Structuralism, post-structuralism and semiotics underpin core teaching methodologies in art, design, media and cultural studies and crucially, provide common ground for the analysis and design of divergent cultural artefacts from literature, the visual and performing arts and the media. However, there are as yet, no established paradigms stemming from this methodological approach to allow the reflexive practitioner to address the nature of digital interactivity; neither in virtual reality through a graphical user interface, nor in the augmented reality and embodied interfaces of interactive art installations and participatory performances. In artistic compositions, the design of open structural relations rather than closed objects finds its roots in the participatory performance and installations of systems art, yet the dynamic capacity of digitally interactive systems in use, places digital interactivity well within the realm of complex systems science. A digital interface may, for example, allow multiple ‘authors’ and multiple ‘readers’ to participate in a simultaneous and instantaneous reproduction and dissemination of their divergent interpretations of an artefact as part of a networked participatory process; such a process demonstrates self-organisation and emergent behaviours, which are key attributes of complex systems.
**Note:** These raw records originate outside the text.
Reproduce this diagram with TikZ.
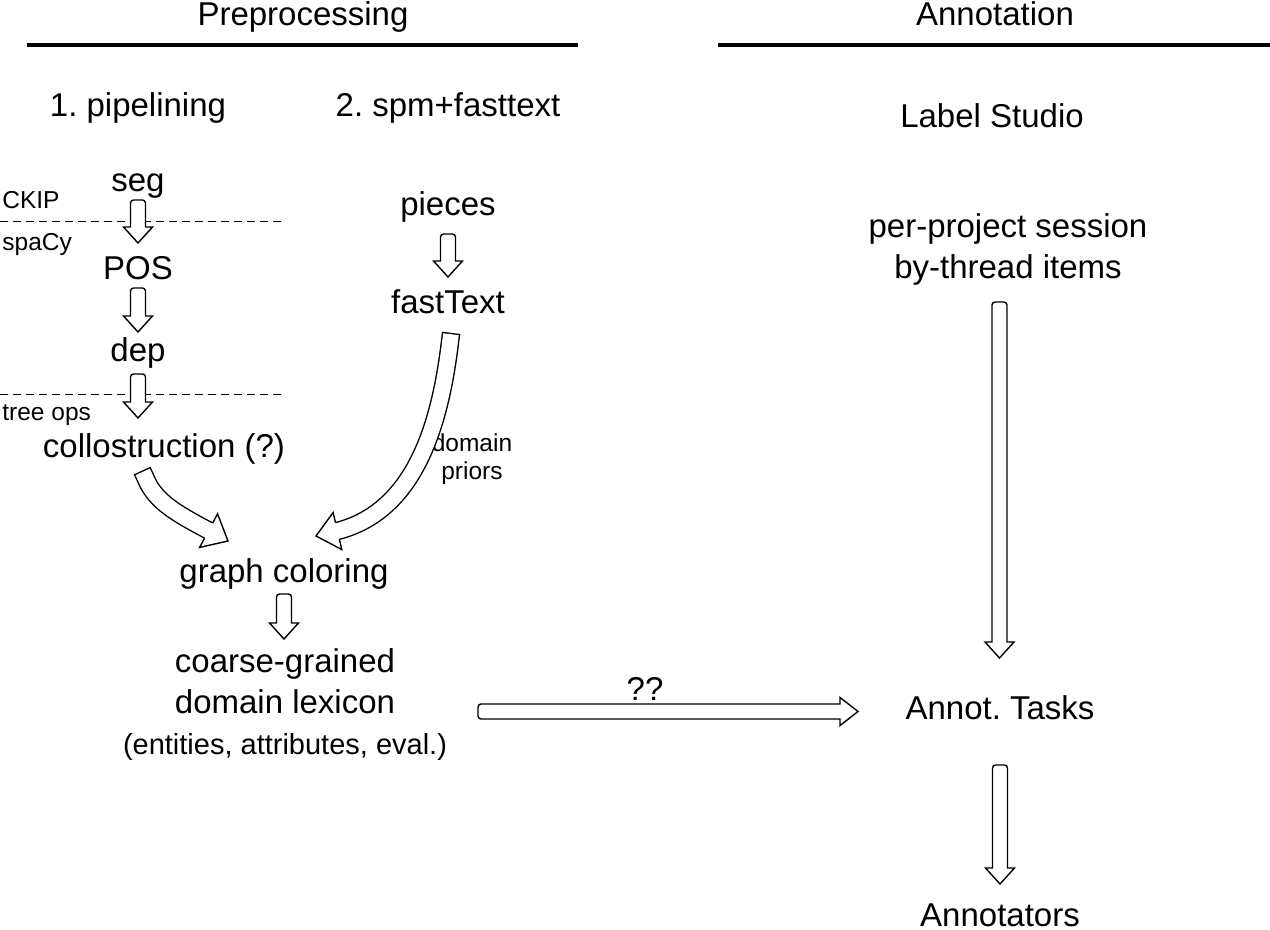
\documentclass[tikz,border=0pt]{standalone}
\usepackage{fontspec}
\setmainfont{Liberation Sans}
\usetikzlibrary{calc}
\frenchspacing
\newcommand\downblock[2]{\draw[blk] let \p1=(#1), \p2=(#2) in
 (\x1-3.75pt,\y2+8pt) [rounded corners=1.5pt] -- (\x1-3.75pt,\y1) -- (\x1+3.75pt,\y1) [sharp corners] -- (\x1+3.75pt,\y2+8pt) -- (\x1+7.25pt,\y2+8pt) -- (\x2,\y2) -- (\x1-7.25pt,\y2+8pt) -- cycle;}
\newcommand\rightblock[2]{\draw[blk] let \p1=(#1), \p2=(#2) in
 (\x2-9pt,\y1+3.75pt) [rounded corners=1.5pt] -- (\x1,\y1+3.75pt) -- (\x1,\y1-3.75pt) [sharp corners] -- (\x2-9pt,\y1-3.75pt) -- (\x2-9pt,\y1-7pt) -- (\x2,\y1) -- (\x2-9pt,\y1+7pt) -- cycle;}
\newcommand\curvehead[2]{%
 \begin{scope}[shift={(#1)},rotate=#2]
  \fill[white] (0pt,0pt) -- (-11pt,9.5pt) -- (-11pt,-9.5pt) -- cycle;
  \draw[line width=0.7pt,line join=miter] (-11pt,4.3pt) -- (-11pt,9.5pt) -- (0pt,0pt) -- (-11pt,-9.5pt) -- (-11pt,-4.3pt);
 \end{scope}}
\begin{document}
\begin{tikzpicture}[x=0.5pt,y=-0.5pt,
  big/.style={anchor=base,inner sep=0pt,font=\fontsize{16.5}{20}\selectfont},
  mid/.style={anchor=base,inner sep=0pt,font=\fontsize{14.5}{17}\selectfont},
  small/.style={anchor=base,inner sep=0pt,font=\fontsize{12.25}{15}\selectfont},
  smallw/.style={anchor=base west,inner sep=0pt,font=\fontsize{12.25}{15}\selectfont},
  rule/.style={line width=2.25pt},
  sep/.style={line width=0.5pt,dash pattern=on 4pt off 2.5pt},
  blk/.style={draw=black,fill=white,line width=0.7pt,line join=miter},
  cshaft/.style={line width=0.7pt,double=white,double distance=7.85pt,line cap=rect},
]
\useasboundingbox (0,0) rectangle (1270,930);

% headings
\node[big] (pre) at (303,26) {Preprocessing};
\node[big] (ann) at (995,26) {Annotation};
\coordinate (preL) at (27,45); \coordinate (preR) at (578,45);
\coordinate (annL) at (718,45); \coordinate (annR) at (1270,45);
\draw[rule] (preL) -- (preR);
\draw[rule] (annL) -- (annR);

\node[big] (pipe) at (138,117) {1. pipelining};
\node[big] (spm) at (448,117) {2. spm+fasttext};
\node[big] (ls) at (992,128) {Label Studio};

% pipeline column
\node[big] (seg) at (138,192) {seg};
\node[smallw] (ckip) at (2,209) {CKIP};
\node[smallw] (spacy) at (2,251) {spaCy};
\node[big] (pos) at (138,280) {POS};
\node[big] (dep) at (138,362) {dep};
\node[smallw] (tree) at (2,421) {tree ops};
\node[big] (coll) at (164,458) {collostruction (?)};

% spm column
\node[big] (pieces) at (448,216) {pieces};
\node[big] (ft) at (448,314) {fastText};
\node[small] (dom1) at (472,452) {domain};
\node[small] (dom2) at (472,480) {priors};

% lower part
\node[big] (gc) at (284,583) {graph coloring};
\node[big] (cg1) at (285,673) {coarse-grained};
\node[big] (cg2) at (285,713) {domain lexicon};
\node[mid] (cg3) at (285,754) {(entities, attributes, eval.)};
\node[big] (qq) at (645,700) {??};

% annotation column
\node[big] (pp1) at (1008,238) {per-project session};
\node[big] (pp2) at (1008,279) {by-thread items};
\node[big] (at) at (1000,719) {Annot. Tasks};
\node[big] (ators) at (1000,926) {Annotators};

% dashed separators
\coordinate (d1a) at (0,222); \coordinate (d1b) at (285,222);
\coordinate (d2a) at (0,395); \coordinate (d2b) at (285,395);
\draw[sep] (d1a) -- (d1b);
\draw[sep] (d2a) -- (d2b);

% straight block arrows
\coordinate (a1s) at (138,200); \coordinate (a1t) at (138,243);
\coordinate (a2s) at (138,288); \coordinate (a2t) at (138,332);
\coordinate (a3s) at (138,374); \coordinate (a3t) at (138,418);
\coordinate (a4s) at (448,234); \coordinate (a4t) at (448,277);
\coordinate (a5s) at (284,594); \coordinate (a5t) at (284,639);
\coordinate (a6s) at (999.5,302); \coordinate (a6t) at (999.5,658);
\coordinate (a7s) at (1000,765); \coordinate (a7t) at (1000,884);
\coordinate (h1s) at (478,711.5); \coordinate (h1t) at (858,711.5);
\downblock{a1s}{a1t}
\downblock{a2s}{a2t}
\downblock{a3s}{a3t}
\downblock{a4s}{a4t}
\downblock{a5s}{a5t}
\downblock{a6s}{a6t}
\downblock{a7s}{a7t}
\rightblock{h1s}{h1t}

% curved block arrows
\coordinate (c1s) at (146,479); \coordinate (c1e) at (208.5,530.5); \coordinate (c1t) at (228,541);
\draw[cshaft] (c1s) .. controls (155.5,502) and (177.7,514) .. (c1e);
\curvehead{c1t}{-28.1}
\coordinate (c2s) at (450,342); \coordinate (c2e) at (337.4,531); \coordinate (c2t) at (316,536);
\draw[cshaft] (c2s) .. controls (440,425) and (415,511) .. (c2e);
\curvehead{c2t}{193.1}
\end{tikzpicture}
\end{document}
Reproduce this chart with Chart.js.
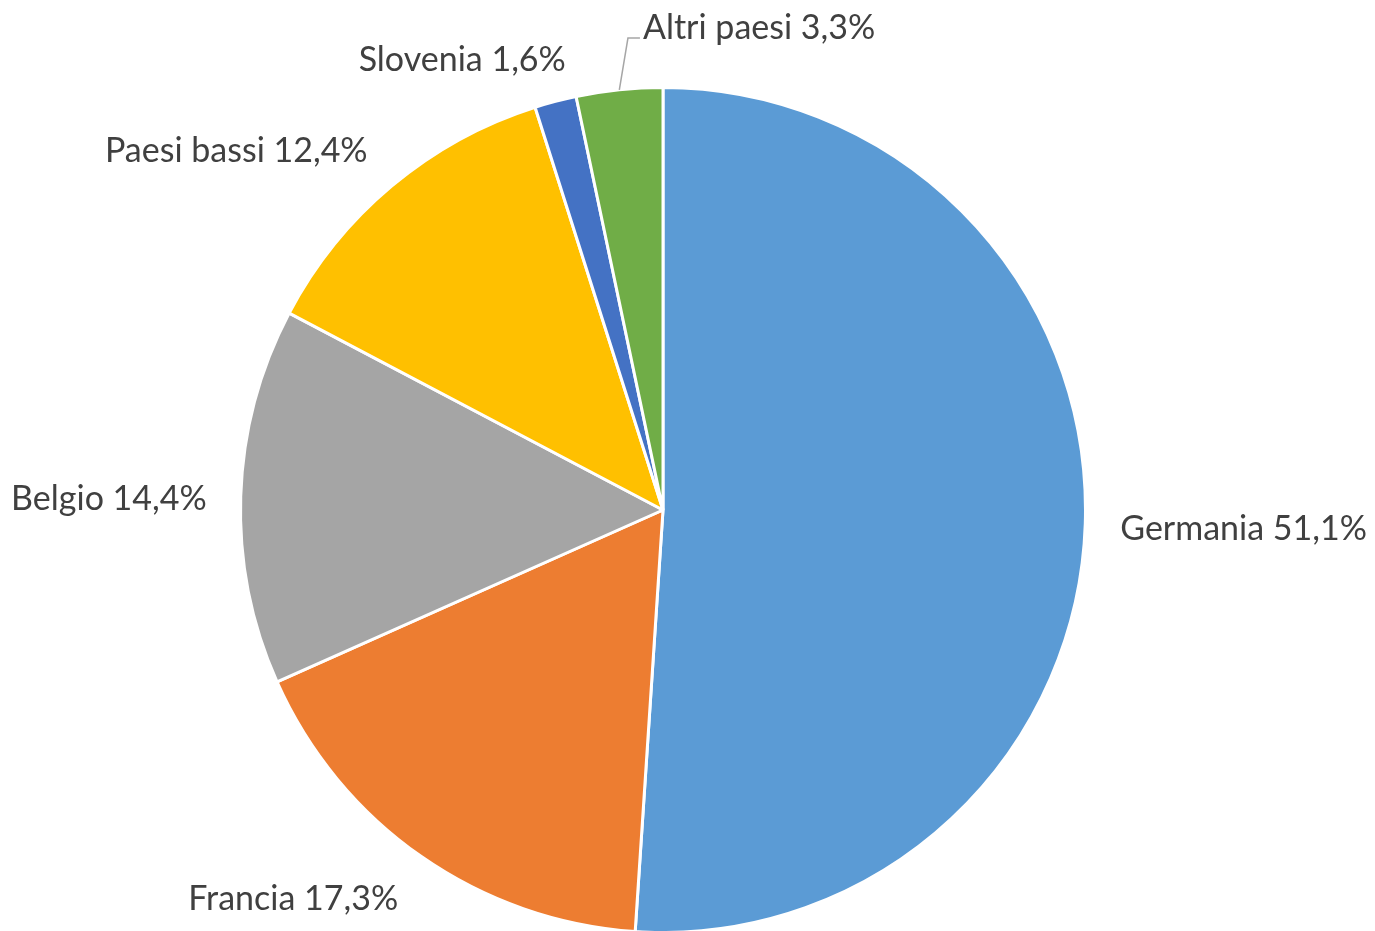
<!DOCTYPE html>
<html>
<head>
<meta charset="utf-8">
<script src="https://cdn.jsdelivr.net/npm/chart.js@4"></script>
<style>
html,body{margin:0;padding:0;background:#fff;}
#wrap{width:1375px;height:931px;position:relative;}
</style>
</head>
<body>
<div id="wrap"><canvas id="c" width="1375" height="931"></canvas></div>
<script>
const categories = ["Germania", "Francia", "Belgio", "Paesi bassi", "Slovenia", "Altri paesi"];
const shares = [51.1, 17.3, 14.4, 12.4, 1.6, 3.3];
const valueLabels = ["51,1%", "17,3%", "14,4%", "12,4%", "1,6%", "3,3%"];
const colors = ["#5B9BD5", "#ED7D31", "#A5A5A5", "#FFC000", "#4472C4", "#70AD47"];

// label placement tweaks (px) relative to the computed outside anchor
const labelNudge = [[5, 4], [-6, 6], [-4, 4], [-5, 0], [18, 2], [0, 0]];
const leaderLabels = [false, false, false, false, false, true];

const outsideLabels = {
  id: 'outsideLabels',
  afterDatasetsDraw(chart) {
    const ctx = chart.ctx;
    const meta = chart.getDatasetMeta(0);
    ctx.save();
    ctx.font = '34px Lato, "Open Sans", sans-serif';
    ctx.fillStyle = '#404040';
    meta.data.forEach((arc, i) => {
      const p = arc.getProps(['x', 'y', 'startAngle', 'endAngle', 'outerRadius'], true);
      const mid = (p.startAngle + p.endAngle) / 2;
      const c = Math.cos(mid), s = Math.sin(mid);
      const text = categories[i] + ' ' + valueLabels[i];
      const h = 30;
      if (leaderLabels[i]) {
        const ex = p.x + c * p.outerRadius, ey = p.y + s * p.outerRadius;
        const r2 = p.outerRadius + 52;
        const ax = p.x + c * r2 + 14, ay = p.y + s * r2;
        ctx.strokeStyle = '#A6A6A6';
        ctx.lineWidth = 1.5;
        ctx.beginPath();
        ctx.moveTo(ex, ey);
        ctx.lineTo(ax, ay);
        ctx.lineTo(ax + 12, ay);
        ctx.stroke();
        ctx.textAlign = 'left';
        ctx.textBaseline = 'middle';
        ctx.fillText(text, ax + 15, ay - 10);
        return;
      }
      const r = p.outerRadius + 30;
      let ax = p.x + c * r + labelNudge[i][0];
      let ay = p.y + s * r + labelNudge[i][1];
      ctx.textAlign = c >= 0 ? 'left' : 'right';
      ctx.textBaseline = 'middle';
      const yc = ay + s * h / 2;
      ctx.fillText(text, ax, yc);
    });
    ctx.restore();
  }
};

new Chart(document.getElementById('c'), {
  type: 'pie',
  data: {
    labels: categories,
    datasets: [{
      data: shares,
      backgroundColor: colors,
      borderColor: '#ffffff',
      borderWidth: 3,
      radius: 422.5
    }]
  },
  options: {
    responsive: false,
    animation: false,
    layout: { padding: { left: 200, right: 249, top: 89, bottom: 0 } },
    plugins: {
      legend: { display: false },
      tooltip: { enabled: false }
    }
  },
  plugins: [outsideLabels]
});
</script>
</body>
</html>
This paper proposes a ‘reconstruction theory’ as a design methodology for the ‘space of possibility’ in such ‘complex media’ in order to underpin critical practice in digital media arts. Such a proposal would also provide the foundations of a much sought after theoretical continuum from established art, design and media theory to the divergent manifestations of digital culture by establishing the common relations between structuralism, systems theory and systems art, to post-structuralism, complex systems science and the digitally interactive arts.